Moreover, if these agencies are seeking to do God’s work, they appear to be doing it in less than a divine fashion. The City of New York should not be preparing to have MULLER U.S.A.R.C. transferred to its Department of Homeless Services (N.Y.C.D.H.S.) because the process by which such transfer should be take place, THE DEFENSE BASE REALIGNMENT
AND CLOSURE ACT (DEFENSE B.R.A.C.), has not been followed. As a matter of fact, the City of New York is concocting a scenario that is as phony as a three-dollar bill in order to make it appear as if the spirit and letter of DEFENSE B.R.A.C. has been obeyed. Meanwhile, questions about the professionalism and competency with which PROJECT RENEWAL has served the homeless at another of its facilities in the Borough of Manhattan have led to complaints, some of which have resulted in the agency literally being dragged into court. Recently, an out-of-court settlement was reached on one of these grievances.

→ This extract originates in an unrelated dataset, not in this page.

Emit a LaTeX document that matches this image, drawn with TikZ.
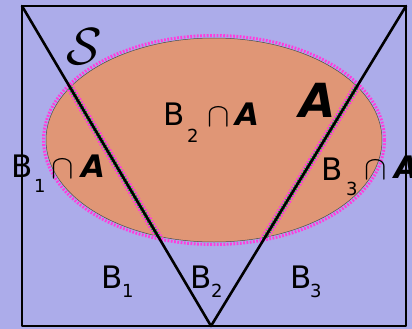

Accordingly, letters have been written and more will have to be
penned. Perhaps, other causes of action will have to be filed in
court. In any event, vacation is not a term that will apply to the
problems that beset our area during this summer. As THE LOVING SPOONFUL put it so well, it is going to be a “hot time” this summer in the City and our necks will probably get quite “dirty and gritty,” but we shall not allow those who do not have our best interests at heart to break them.